[Rows from a dataset]
========================
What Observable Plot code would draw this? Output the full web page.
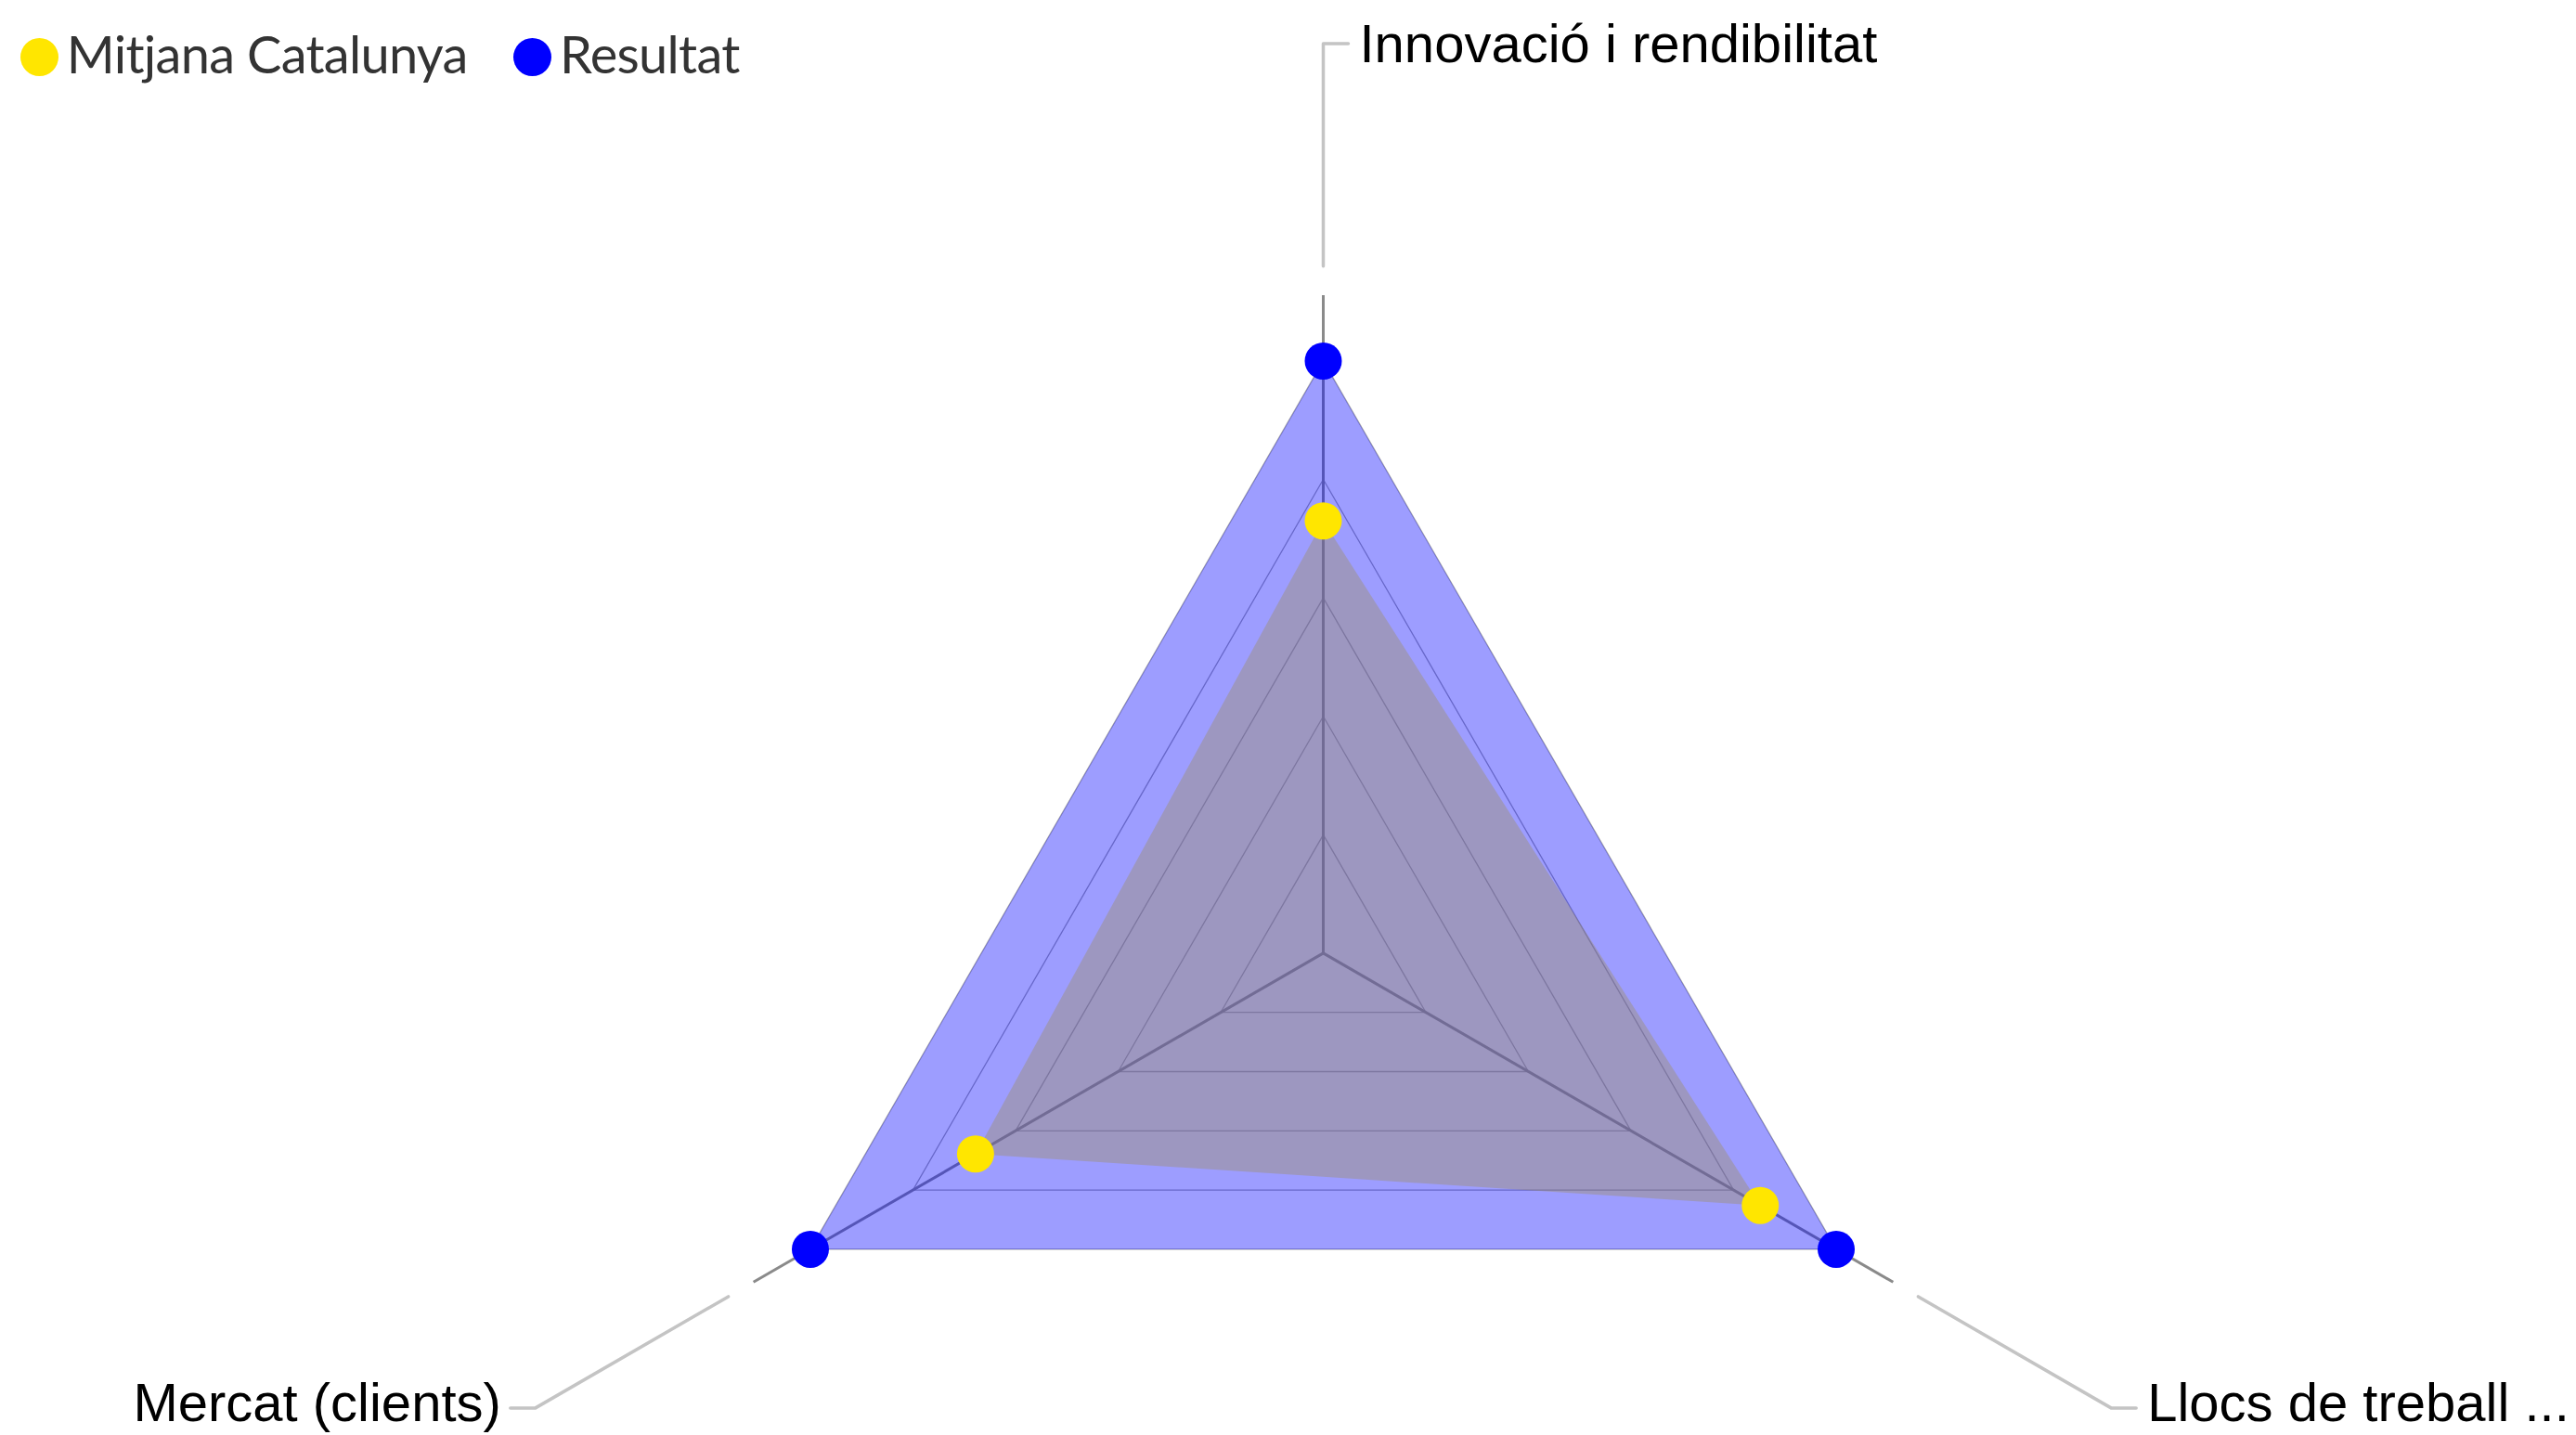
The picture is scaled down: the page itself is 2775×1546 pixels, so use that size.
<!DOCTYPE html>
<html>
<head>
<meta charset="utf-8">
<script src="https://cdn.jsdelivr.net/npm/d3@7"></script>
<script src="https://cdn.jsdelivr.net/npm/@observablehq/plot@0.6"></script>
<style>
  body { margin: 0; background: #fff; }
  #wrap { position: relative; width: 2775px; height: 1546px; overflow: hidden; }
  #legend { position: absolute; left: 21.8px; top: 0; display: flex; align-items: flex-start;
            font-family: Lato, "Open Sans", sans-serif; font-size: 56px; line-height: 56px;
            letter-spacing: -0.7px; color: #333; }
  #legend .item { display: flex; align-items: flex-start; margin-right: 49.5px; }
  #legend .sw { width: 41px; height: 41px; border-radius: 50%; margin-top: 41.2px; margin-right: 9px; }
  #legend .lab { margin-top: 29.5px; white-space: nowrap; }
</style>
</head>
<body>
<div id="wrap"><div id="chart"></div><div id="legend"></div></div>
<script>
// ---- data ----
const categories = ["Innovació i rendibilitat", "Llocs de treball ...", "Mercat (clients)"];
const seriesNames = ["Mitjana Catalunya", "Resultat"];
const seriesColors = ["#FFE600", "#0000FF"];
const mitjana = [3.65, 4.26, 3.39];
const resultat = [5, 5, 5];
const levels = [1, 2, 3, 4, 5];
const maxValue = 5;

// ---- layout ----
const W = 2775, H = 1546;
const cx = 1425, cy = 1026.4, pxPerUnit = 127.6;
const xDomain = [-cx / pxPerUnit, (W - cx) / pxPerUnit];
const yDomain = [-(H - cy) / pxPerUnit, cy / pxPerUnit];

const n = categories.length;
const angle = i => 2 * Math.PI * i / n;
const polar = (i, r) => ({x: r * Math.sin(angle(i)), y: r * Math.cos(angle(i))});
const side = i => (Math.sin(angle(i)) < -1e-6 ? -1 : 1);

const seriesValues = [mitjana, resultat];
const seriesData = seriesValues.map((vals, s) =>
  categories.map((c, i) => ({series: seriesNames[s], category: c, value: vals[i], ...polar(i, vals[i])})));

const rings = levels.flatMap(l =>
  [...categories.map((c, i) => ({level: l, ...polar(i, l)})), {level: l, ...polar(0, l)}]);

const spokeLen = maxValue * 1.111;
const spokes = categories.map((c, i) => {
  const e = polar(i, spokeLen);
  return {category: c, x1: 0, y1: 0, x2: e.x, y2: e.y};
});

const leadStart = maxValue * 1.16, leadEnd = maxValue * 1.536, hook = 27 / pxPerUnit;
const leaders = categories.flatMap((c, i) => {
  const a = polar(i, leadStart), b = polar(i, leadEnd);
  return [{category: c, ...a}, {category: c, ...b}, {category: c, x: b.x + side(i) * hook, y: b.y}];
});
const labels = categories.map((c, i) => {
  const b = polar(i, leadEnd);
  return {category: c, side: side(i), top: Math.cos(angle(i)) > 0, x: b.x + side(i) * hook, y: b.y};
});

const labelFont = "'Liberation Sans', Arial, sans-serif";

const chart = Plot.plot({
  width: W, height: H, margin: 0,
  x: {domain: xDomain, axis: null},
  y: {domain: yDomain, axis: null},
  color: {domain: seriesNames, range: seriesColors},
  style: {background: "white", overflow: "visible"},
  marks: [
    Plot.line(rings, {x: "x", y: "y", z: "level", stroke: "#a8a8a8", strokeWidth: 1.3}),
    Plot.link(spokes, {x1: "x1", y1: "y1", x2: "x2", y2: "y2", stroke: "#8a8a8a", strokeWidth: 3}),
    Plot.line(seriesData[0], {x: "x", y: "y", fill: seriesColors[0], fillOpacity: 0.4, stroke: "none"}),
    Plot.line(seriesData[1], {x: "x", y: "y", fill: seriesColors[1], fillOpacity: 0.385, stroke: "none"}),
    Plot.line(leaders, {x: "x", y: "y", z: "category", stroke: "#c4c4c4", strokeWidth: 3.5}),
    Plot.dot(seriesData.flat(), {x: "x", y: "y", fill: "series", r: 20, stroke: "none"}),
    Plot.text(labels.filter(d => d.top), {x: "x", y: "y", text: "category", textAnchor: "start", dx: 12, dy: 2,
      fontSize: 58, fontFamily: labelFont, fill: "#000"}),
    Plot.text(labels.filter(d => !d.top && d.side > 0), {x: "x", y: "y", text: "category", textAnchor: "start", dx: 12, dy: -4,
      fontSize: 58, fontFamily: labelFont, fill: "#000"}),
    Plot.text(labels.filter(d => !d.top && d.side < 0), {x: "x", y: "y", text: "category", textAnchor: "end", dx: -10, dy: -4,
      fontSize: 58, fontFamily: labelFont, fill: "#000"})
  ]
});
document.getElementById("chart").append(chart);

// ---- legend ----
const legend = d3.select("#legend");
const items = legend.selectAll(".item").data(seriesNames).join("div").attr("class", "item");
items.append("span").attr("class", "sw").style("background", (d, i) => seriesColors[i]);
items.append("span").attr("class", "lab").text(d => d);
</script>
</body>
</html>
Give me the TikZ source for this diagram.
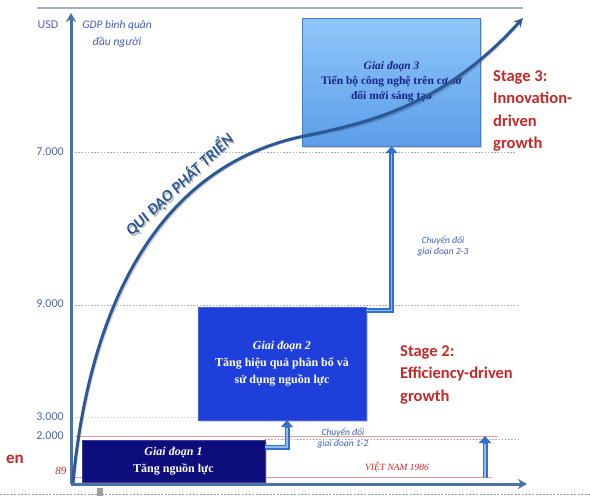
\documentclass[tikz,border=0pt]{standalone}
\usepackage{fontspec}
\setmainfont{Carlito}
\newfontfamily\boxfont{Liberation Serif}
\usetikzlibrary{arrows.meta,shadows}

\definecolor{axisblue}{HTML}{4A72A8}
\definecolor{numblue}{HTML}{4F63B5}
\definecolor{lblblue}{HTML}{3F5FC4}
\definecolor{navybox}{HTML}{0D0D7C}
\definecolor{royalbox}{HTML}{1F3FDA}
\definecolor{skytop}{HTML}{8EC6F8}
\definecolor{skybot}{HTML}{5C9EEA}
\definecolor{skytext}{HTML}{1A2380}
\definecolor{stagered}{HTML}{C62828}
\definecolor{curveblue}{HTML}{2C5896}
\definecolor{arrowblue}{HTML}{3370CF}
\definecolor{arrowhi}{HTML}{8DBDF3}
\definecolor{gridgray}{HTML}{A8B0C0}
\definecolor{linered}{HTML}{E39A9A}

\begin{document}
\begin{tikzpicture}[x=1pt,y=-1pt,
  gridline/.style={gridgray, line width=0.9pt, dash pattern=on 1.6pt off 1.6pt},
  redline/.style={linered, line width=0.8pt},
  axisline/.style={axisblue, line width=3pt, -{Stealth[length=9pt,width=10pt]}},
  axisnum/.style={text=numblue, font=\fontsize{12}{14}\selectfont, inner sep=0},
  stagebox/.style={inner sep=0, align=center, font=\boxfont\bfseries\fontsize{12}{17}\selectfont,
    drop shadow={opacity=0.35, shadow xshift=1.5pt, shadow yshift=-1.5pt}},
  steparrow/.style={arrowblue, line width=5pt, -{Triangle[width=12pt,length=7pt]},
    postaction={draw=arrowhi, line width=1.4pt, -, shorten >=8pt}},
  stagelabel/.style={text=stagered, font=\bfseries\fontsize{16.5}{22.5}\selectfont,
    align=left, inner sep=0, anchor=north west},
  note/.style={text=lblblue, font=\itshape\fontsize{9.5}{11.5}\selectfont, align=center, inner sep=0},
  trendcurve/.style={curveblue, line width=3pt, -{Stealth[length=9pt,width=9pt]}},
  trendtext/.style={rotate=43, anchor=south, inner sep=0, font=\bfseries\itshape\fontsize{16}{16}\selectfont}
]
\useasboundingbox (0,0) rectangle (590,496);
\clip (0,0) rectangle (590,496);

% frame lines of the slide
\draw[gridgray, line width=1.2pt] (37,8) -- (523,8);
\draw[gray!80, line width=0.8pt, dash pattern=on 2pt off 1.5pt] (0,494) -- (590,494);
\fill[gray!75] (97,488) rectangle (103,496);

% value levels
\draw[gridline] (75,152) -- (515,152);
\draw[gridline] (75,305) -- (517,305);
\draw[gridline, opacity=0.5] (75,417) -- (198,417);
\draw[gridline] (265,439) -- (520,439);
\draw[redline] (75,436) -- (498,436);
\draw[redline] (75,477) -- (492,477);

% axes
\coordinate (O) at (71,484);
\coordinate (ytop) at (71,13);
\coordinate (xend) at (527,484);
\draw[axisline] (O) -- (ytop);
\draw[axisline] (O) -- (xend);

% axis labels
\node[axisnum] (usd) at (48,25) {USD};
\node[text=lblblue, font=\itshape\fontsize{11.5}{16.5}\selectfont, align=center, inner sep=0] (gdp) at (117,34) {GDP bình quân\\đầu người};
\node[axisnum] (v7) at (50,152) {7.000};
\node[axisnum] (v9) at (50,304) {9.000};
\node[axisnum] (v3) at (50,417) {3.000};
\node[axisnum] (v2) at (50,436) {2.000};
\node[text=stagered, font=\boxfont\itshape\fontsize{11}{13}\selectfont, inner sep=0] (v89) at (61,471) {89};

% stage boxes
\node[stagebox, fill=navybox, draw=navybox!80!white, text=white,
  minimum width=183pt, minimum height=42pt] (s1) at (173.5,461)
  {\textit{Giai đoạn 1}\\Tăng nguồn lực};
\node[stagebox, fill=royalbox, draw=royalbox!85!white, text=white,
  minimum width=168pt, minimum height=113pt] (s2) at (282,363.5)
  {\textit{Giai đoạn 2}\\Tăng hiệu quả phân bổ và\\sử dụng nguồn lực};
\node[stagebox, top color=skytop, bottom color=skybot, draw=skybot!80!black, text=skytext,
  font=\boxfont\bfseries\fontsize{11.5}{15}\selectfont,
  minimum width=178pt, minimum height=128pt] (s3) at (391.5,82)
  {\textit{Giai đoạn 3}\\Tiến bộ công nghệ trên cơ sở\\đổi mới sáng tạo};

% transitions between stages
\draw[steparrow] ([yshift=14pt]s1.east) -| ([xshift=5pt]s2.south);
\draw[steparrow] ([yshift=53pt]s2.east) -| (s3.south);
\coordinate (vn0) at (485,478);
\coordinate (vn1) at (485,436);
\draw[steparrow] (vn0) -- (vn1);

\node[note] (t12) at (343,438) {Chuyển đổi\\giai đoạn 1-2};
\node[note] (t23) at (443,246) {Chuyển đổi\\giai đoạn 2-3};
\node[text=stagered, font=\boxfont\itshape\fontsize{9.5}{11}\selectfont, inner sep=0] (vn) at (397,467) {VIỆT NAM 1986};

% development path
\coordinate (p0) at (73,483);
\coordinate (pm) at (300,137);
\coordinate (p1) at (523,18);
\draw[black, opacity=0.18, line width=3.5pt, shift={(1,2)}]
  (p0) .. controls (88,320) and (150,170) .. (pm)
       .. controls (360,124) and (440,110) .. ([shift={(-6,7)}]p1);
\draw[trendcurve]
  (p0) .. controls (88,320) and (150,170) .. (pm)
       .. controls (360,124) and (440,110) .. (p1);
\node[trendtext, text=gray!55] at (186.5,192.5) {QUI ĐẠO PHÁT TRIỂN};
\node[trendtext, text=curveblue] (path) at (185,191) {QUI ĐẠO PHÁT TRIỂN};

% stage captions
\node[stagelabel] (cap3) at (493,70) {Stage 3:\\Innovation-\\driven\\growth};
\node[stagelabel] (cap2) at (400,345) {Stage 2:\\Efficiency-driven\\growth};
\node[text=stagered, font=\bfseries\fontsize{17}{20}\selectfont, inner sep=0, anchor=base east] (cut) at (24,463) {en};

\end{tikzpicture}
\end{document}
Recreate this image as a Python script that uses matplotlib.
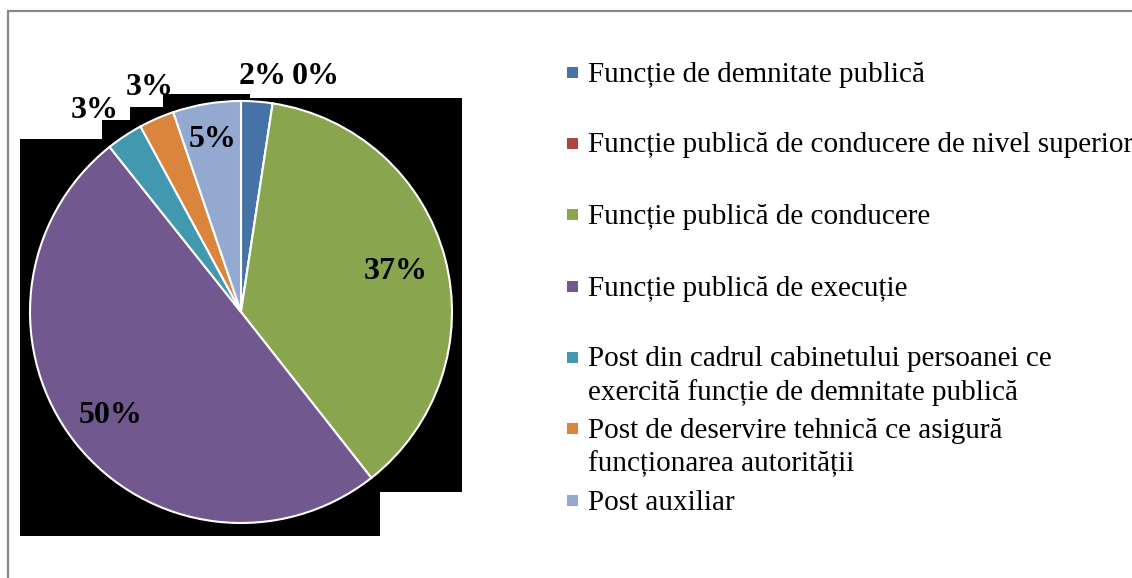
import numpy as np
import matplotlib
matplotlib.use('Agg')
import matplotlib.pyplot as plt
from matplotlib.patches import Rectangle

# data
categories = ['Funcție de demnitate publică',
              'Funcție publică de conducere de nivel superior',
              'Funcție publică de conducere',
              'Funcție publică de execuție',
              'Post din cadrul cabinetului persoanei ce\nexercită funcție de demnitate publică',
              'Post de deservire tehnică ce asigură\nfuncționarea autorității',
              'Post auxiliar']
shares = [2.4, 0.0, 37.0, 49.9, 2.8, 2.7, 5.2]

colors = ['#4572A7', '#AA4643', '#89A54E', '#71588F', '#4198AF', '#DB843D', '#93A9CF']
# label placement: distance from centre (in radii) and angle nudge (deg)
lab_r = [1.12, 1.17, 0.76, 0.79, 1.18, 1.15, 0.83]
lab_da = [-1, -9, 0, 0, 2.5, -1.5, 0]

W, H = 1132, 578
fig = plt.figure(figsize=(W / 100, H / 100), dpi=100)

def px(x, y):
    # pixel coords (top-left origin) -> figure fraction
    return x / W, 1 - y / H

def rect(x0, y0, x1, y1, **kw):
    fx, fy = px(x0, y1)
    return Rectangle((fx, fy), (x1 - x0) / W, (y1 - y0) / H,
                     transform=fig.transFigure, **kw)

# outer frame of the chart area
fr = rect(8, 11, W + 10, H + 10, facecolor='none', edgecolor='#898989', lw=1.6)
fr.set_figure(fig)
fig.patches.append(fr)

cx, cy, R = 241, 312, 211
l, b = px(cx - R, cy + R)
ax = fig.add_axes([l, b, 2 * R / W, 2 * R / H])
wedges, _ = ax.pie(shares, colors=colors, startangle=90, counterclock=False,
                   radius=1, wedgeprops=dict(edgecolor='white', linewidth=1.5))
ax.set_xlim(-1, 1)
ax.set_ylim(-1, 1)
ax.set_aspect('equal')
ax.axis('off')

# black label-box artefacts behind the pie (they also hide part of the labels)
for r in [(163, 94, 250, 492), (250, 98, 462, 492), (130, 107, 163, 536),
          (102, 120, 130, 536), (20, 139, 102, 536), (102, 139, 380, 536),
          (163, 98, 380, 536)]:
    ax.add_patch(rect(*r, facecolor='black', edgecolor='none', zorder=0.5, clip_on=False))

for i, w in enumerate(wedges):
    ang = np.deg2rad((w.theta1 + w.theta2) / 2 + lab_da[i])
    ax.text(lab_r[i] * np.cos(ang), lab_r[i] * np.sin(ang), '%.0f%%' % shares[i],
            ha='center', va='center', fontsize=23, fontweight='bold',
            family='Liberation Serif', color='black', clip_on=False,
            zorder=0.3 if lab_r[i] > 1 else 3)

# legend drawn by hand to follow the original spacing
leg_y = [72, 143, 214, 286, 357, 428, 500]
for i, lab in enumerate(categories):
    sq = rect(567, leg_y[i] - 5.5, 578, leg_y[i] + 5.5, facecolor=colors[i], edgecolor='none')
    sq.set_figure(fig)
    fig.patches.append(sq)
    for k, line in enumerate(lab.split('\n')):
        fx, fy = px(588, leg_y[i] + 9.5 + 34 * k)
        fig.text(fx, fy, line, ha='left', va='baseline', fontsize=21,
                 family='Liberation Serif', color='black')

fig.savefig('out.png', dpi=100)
========================
The exercise>
Pick out lines containing the word "that", each one as written.

Written solution>
The picture is scaled down: the page itself is 2775×1546 pixels, so use that size.
Recreate this image as a Python script that uses matplotlib.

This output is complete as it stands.